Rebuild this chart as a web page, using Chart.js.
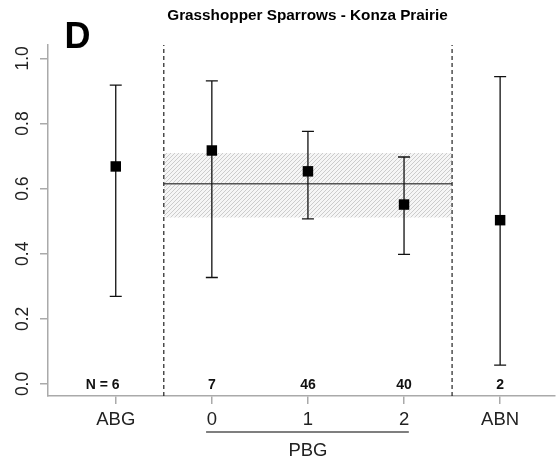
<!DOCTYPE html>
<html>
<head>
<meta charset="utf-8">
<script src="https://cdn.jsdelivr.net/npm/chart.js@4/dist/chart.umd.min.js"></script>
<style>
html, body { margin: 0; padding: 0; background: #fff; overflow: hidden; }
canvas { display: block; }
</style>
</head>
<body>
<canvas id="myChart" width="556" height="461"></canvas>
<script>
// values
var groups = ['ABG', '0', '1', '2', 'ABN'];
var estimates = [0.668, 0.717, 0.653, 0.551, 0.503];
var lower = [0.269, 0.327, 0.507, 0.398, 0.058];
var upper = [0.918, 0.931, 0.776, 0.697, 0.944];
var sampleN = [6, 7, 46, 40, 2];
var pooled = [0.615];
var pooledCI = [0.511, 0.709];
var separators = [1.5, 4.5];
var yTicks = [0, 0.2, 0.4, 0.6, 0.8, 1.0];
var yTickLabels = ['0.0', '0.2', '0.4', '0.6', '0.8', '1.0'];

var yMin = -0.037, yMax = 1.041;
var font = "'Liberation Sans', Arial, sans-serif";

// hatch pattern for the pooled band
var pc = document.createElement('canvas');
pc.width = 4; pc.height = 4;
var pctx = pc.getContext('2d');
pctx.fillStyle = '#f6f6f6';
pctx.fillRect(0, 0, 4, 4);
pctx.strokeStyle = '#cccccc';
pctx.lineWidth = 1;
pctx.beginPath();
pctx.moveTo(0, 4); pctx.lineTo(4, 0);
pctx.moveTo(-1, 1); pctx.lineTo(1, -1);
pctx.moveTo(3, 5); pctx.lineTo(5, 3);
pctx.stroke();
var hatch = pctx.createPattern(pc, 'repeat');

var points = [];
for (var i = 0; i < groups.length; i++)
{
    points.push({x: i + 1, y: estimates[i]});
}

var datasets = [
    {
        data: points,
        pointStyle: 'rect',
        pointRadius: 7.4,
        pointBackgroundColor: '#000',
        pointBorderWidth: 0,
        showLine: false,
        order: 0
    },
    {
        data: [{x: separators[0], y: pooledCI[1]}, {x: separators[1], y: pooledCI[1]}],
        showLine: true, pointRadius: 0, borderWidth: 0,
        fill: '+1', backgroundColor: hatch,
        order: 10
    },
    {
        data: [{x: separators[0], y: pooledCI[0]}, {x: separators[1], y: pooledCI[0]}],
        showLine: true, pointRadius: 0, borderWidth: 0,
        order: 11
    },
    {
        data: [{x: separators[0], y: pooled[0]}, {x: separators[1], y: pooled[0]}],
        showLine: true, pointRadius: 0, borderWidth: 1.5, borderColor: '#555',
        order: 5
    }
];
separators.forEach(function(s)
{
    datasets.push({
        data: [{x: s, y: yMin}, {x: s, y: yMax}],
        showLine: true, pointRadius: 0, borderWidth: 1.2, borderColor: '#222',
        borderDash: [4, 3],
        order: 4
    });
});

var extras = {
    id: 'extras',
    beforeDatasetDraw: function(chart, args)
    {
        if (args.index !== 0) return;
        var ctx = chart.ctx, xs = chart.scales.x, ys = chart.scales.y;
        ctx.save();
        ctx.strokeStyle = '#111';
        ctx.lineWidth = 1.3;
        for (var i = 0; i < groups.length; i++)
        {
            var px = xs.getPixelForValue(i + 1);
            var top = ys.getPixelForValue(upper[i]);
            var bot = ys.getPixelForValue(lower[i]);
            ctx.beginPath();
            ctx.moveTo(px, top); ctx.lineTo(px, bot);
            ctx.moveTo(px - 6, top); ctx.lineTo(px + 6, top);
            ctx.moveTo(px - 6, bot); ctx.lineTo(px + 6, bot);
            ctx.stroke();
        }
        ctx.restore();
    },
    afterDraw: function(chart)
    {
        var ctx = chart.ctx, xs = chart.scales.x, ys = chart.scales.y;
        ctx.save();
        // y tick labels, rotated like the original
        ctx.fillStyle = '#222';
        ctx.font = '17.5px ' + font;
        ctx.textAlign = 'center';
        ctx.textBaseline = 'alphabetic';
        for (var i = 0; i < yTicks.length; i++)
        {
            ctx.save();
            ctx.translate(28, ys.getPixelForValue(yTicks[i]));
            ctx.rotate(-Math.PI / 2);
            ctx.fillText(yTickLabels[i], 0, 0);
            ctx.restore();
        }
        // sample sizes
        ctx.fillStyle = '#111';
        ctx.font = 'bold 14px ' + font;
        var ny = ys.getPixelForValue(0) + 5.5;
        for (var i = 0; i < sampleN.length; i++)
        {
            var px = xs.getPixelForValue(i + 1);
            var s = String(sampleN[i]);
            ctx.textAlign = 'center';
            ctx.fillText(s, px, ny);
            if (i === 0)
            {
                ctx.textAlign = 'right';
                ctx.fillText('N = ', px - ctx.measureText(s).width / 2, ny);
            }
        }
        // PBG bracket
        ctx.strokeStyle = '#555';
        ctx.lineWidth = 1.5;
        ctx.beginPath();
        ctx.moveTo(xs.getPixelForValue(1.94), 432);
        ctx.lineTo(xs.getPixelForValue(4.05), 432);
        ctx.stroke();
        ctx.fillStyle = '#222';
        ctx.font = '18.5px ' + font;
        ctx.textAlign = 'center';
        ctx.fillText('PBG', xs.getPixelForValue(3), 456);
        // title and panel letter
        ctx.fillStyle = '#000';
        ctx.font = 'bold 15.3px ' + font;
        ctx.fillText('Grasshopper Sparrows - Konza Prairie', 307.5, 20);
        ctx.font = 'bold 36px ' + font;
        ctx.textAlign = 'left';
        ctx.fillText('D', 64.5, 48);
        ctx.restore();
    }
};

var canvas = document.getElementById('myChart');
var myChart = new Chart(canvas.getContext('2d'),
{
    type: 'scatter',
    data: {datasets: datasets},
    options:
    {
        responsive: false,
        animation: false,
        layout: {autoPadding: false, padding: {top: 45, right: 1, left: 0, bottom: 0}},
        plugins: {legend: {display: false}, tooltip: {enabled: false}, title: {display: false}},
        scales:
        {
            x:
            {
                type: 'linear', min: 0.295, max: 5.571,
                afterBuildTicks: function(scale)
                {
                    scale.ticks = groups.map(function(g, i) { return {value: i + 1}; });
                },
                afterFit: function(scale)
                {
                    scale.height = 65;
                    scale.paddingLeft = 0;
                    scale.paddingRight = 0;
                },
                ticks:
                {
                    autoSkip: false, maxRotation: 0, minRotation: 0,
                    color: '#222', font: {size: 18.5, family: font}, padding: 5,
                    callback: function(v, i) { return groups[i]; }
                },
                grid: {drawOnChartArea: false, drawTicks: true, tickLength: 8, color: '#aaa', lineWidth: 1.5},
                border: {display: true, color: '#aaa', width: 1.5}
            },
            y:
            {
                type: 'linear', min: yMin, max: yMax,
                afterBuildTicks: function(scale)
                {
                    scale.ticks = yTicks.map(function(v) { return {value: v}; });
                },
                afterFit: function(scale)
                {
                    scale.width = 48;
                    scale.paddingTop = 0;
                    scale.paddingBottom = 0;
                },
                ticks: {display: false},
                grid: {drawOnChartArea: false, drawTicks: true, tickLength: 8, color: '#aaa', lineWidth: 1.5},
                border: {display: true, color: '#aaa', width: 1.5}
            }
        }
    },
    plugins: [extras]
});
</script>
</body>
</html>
━━━━
Transcribe all the lines above exactly, apart from the pictures.

Rebuild this chart as a web page, using Chart.js.
<!DOCTYPE html>
<html>
<head>
<meta charset="utf-8">
<script src="https://cdn.jsdelivr.net/npm/chart.js@4/dist/chart.umd.min.js"></script>
<style>
html, body { margin: 0; padding: 0; background: #fff; overflow: hidden; }
canvas { display: block; }
</style>
</head>
<body>
<canvas id="myChart" width="556" height="461"></canvas>
<script>
// values
var groups = ['ABG', '0', '1', '2', 'ABN'];
var estimates = [0.668, 0.717, 0.653, 0.551, 0.503];
var lower = [0.269, 0.327, 0.507, 0.398, 0.058];
var upper = [0.918, 0.931, 0.776, 0.697, 0.944];
var sampleN = [6, 7, 46, 40, 2];
var pooled = [0.615];
var pooledCI = [0.511, 0.709];
var separators = [1.5, 4.5];
var yTicks = [0, 0.2, 0.4, 0.6, 0.8, 1.0];
var yTickLabels = ['0.0', '0.2', '0.4', '0.6', '0.8', '1.0'];

var yMin = -0.037, yMax = 1.041;
var font = "'Liberation Sans', Arial, sans-serif";

// hatch pattern for the pooled band
var pc = document.createElement('canvas');
pc.width = 4; pc.height = 4;
var pctx = pc.getContext('2d');
pctx.fillStyle = '#f6f6f6';
pctx.fillRect(0, 0, 4, 4);
pctx.strokeStyle = '#cccccc';
pctx.lineWidth = 1;
pctx.beginPath();
pctx.moveTo(0, 4); pctx.lineTo(4, 0);
pctx.moveTo(-1, 1); pctx.lineTo(1, -1);
pctx.moveTo(3, 5); pctx.lineTo(5, 3);
pctx.stroke();
var hatch = pctx.createPattern(pc, 'repeat');

var points = [];
for (var i = 0; i < groups.length; i++)
{
    points.push({x: i + 1, y: estimates[i]});
}

var datasets = [
    {
        data: points,
        pointStyle: 'rect',
        pointRadius: 7.4,
        pointBackgroundColor: '#000',
        pointBorderWidth: 0,
        showLine: false,
        order: 0
    },
    {
        data: [{x: separators[0], y: pooledCI[1]}, {x: separators[1], y: pooledCI[1]}],
        showLine: true, pointRadius: 0, borderWidth: 0,
        fill: '+1', backgroundColor: hatch,
        order: 10
    },
    {
        data: [{x: separators[0], y: pooledCI[0]}, {x: separators[1], y: pooledCI[0]}],
        showLine: true, pointRadius: 0, borderWidth: 0,
        order: 11
    },
    {
        data: [{x: separators[0], y: pooled[0]}, {x: separators[1], y: pooled[0]}],
        showLine: true, pointRadius: 0, borderWidth: 1.5, borderColor: '#555',
        order: 5
    }
];
separators.forEach(function(s)
{
    datasets.push({
        data: [{x: s, y: yMin}, {x: s, y: yMax}],
        showLine: true, pointRadius: 0, borderWidth: 1.2, borderColor: '#222',
        borderDash: [4, 3],
        order: 4
    });
});

var extras = {
    id: 'extras',
    beforeDatasetDraw: function(chart, args)
    {
        if (args.index !== 0) return;
        var ctx = chart.ctx, xs = chart.scales.x, ys = chart.scales.y;
        ctx.save();
        ctx.strokeStyle = '#111';
        ctx.lineWidth = 1.3;
        for (var i = 0; i < groups.length; i++)
        {
            var px = xs.getPixelForValue(i + 1);
            var top = ys.getPixelForValue(upper[i]);
            var bot = ys.getPixelForValue(lower[i]);
            ctx.beginPath();
            ctx.moveTo(px, top); ctx.lineTo(px, bot);
            ctx.moveTo(px - 6, top); ctx.lineTo(px + 6, top);
            ctx.moveTo(px - 6, bot); ctx.lineTo(px + 6, bot);
            ctx.stroke();
        }
        ctx.restore();
    },
    afterDraw: function(chart)
    {
        var ctx = chart.ctx, xs = chart.scales.x, ys = chart.scales.y;
        ctx.save();
        // y tick labels, rotated like the original
        ctx.fillStyle = '#222';
        ctx.font = '17.5px ' + font;
        ctx.textAlign = 'center';
        ctx.textBaseline = 'alphabetic';
        for (var i = 0; i < yTicks.length; i++)
        {
            ctx.save();
            ctx.translate(28, ys.getPixelForValue(yTicks[i]));
            ctx.rotate(-Math.PI / 2);
            ctx.fillText(yTickLabels[i], 0, 0);
            ctx.restore();
        }
        // sample sizes
        ctx.fillStyle = '#111';
        ctx.font = 'bold 14px ' + font;
        var ny = ys.getPixelForValue(0) + 5.5;
        for (var i = 0; i < sampleN.length; i++)
        {
            var px = xs.getPixelForValue(i + 1);
            var s = String(sampleN[i]);
            ctx.textAlign = 'center';
            ctx.fillText(s, px, ny);
            if (i === 0)
            {
                ctx.textAlign = 'right';
                ctx.fillText('N = ', px - ctx.measureText(s).width / 2, ny);
            }
        }
        // PBG bracket
        ctx.strokeStyle = '#555';
        ctx.lineWidth = 1.5;
        ctx.beginPath();
        ctx.moveTo(xs.getPixelForValue(1.94), 432);
        ctx.lineTo(xs.getPixelForValue(4.05), 432);
        ctx.stroke();
        ctx.fillStyle = '#222';
        ctx.font = '18.5px ' + font;
        ctx.textAlign = 'center';
        ctx.fillText('PBG', xs.getPixelForValue(3), 456);
        // title and panel letter
        ctx.fillStyle = '#000';
        ctx.font = 'bold 15.3px ' + font;
        ctx.fillText('Grasshopper Sparrows - Konza Prairie', 307.5, 20);
        ctx.font = 'bold 36px ' + font;
        ctx.textAlign = 'left';
        ctx.fillText('D', 64.5, 48);
        ctx.restore();
    }
};

var canvas = document.getElementById('myChart');
var myChart = new Chart(canvas.getContext('2d'),
{
    type: 'scatter',
    data: {datasets: datasets},
    options:
    {
        responsive: false,
        animation: false,
        layout: {autoPadding: false, padding: {top: 45, right: 1, left: 0, bottom: 0}},
        plugins: {legend: {display: false}, tooltip: {enabled: false}, title: {display: false}},
        scales:
        {
            x:
            {
                type: 'linear', min: 0.295, max: 5.571,
                afterBuildTicks: function(scale)
                {
                    scale.ticks = groups.map(function(g, i) { return {value: i + 1}; });
                },
                afterFit: function(scale)
                {
                    scale.height = 65;
                    scale.paddingLeft = 0;
                    scale.paddingRight = 0;
                },
                ticks:
                {
                    autoSkip: false, maxRotation: 0, minRotation: 0,
                    color: '#222', font: {size: 18.5, family: font}, padding: 5,
                    callback: function(v, i) { return groups[i]; }
                },
                grid: {drawOnChartArea: false, drawTicks: true, tickLength: 8, color: '#aaa', lineWidth: 1.5},
                border: {display: true, color: '#aaa', width: 1.5}
            },
            y:
            {
                type: 'linear', min: yMin, max: yMax,
                afterBuildTicks: function(scale)
                {
                    scale.ticks = yTicks.map(function(v) { return {value: v}; });
                },
                afterFit: function(scale)
                {
                    scale.width = 48;
                    scale.paddingTop = 0;
                    scale.paddingBottom = 0;
                },
                ticks: {display: false},
                grid: {drawOnChartArea: false, drawTicks: true, tickLength: 8, color: '#aaa', lineWidth: 1.5},
                border: {display: true, color: '#aaa', width: 1.5}
            }
        }
    },
    plugins: [extras]
});
</script>
</body>
</html>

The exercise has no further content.